# [Required task]
All lines from the beginning of the listing through the line with "t_end = 6450" are to be copied word for word; the pictures are not.

--- begin ---

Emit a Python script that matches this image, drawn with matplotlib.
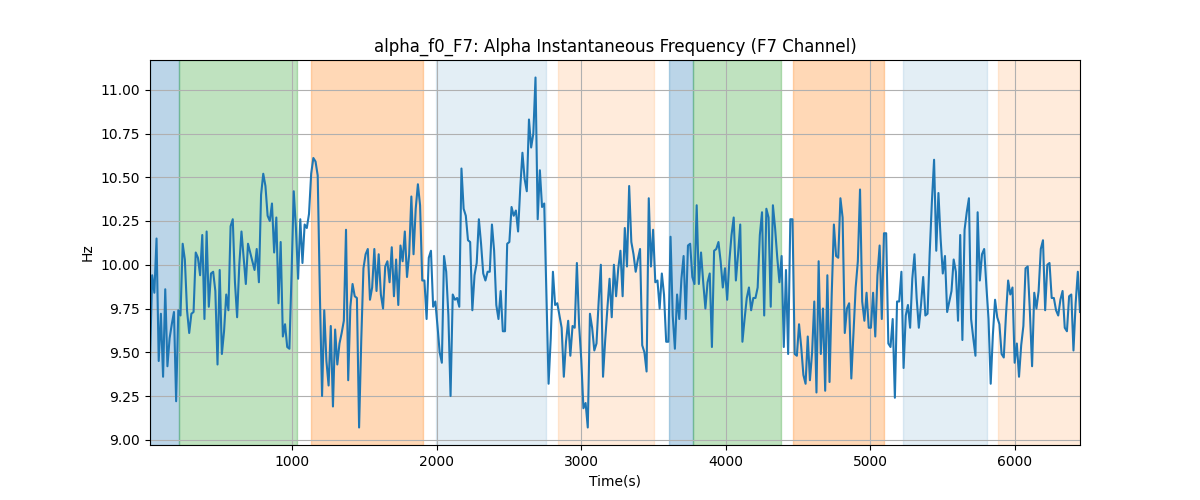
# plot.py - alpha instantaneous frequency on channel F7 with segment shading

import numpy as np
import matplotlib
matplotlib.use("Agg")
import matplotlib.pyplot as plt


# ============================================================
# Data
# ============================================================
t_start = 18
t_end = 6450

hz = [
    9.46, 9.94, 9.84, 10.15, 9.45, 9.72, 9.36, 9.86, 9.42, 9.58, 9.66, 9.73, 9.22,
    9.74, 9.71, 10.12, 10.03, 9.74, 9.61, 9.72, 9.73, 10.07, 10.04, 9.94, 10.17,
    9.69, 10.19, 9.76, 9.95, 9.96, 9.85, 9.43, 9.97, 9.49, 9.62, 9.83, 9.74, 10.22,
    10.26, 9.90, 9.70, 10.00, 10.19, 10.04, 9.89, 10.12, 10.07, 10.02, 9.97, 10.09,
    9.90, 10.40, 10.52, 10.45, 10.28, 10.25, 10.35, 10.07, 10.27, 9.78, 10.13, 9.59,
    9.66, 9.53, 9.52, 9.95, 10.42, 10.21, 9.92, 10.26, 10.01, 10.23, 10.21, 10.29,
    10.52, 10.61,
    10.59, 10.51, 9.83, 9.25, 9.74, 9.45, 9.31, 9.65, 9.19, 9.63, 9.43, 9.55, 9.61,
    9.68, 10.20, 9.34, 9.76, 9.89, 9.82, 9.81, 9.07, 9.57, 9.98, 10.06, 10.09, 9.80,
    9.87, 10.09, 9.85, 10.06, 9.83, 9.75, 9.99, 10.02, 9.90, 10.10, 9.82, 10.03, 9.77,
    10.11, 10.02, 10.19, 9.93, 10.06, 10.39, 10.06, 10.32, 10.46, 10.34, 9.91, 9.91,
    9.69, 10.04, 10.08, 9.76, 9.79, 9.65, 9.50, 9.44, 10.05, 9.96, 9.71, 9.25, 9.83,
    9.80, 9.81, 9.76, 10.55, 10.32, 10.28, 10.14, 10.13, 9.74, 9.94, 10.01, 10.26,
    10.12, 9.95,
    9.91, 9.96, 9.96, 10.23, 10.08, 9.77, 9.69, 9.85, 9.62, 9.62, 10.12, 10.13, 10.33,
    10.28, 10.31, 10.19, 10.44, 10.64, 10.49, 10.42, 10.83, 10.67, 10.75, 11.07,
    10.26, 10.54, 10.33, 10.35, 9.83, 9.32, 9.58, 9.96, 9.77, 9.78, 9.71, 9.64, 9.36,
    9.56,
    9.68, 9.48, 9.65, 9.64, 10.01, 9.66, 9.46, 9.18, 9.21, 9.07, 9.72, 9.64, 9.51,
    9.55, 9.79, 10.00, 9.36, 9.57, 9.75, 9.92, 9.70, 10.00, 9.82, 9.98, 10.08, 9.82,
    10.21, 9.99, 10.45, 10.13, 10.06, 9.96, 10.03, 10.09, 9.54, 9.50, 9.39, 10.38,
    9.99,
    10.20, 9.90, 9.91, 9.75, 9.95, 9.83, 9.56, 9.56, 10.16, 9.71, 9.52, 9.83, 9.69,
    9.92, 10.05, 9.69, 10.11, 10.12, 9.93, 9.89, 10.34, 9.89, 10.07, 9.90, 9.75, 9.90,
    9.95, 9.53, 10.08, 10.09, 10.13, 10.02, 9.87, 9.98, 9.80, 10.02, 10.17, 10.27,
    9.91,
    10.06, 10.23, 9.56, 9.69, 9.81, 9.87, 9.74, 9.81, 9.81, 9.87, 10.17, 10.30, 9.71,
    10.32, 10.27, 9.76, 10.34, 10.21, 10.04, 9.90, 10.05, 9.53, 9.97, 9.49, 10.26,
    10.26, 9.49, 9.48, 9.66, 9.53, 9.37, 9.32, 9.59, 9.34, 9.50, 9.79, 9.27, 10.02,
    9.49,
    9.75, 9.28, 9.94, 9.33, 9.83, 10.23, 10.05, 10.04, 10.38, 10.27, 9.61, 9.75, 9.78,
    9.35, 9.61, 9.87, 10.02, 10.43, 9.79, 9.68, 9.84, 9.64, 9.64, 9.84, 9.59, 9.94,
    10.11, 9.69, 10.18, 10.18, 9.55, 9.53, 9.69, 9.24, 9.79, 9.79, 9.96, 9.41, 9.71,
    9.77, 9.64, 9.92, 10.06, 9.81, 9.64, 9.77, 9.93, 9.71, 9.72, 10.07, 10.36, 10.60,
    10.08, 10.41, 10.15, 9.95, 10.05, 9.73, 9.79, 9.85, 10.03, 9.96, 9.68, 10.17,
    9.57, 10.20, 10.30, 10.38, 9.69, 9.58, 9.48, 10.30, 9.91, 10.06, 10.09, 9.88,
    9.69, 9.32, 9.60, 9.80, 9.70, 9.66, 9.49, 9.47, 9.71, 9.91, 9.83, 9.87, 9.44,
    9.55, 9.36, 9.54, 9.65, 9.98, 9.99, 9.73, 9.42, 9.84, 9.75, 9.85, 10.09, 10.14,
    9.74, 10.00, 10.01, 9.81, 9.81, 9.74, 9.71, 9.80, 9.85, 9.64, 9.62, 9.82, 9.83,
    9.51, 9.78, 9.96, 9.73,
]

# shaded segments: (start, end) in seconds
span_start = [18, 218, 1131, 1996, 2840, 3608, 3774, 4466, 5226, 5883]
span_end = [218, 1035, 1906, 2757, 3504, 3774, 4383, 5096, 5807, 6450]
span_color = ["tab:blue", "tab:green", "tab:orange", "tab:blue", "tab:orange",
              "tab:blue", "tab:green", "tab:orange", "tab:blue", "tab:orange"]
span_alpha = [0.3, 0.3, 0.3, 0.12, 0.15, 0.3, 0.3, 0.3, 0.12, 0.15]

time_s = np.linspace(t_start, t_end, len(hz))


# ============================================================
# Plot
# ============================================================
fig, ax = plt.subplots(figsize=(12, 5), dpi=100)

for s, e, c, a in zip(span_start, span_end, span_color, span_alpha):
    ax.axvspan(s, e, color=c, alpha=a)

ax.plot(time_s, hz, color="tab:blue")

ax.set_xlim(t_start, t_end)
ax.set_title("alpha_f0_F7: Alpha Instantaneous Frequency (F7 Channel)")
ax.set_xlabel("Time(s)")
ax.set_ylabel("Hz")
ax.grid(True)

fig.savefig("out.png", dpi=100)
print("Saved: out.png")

--- end ---

# [Correct answer]
Emit a Python script that matches this image, drawn with matplotlib.
# plot.py - alpha instantaneous frequency on channel F7 with segment shading

import numpy as np
import matplotlib
matplotlib.use("Agg")
import matplotlib.pyplot as plt


# ============================================================
# Data
# ============================================================
t_start = 18
t_end = 6450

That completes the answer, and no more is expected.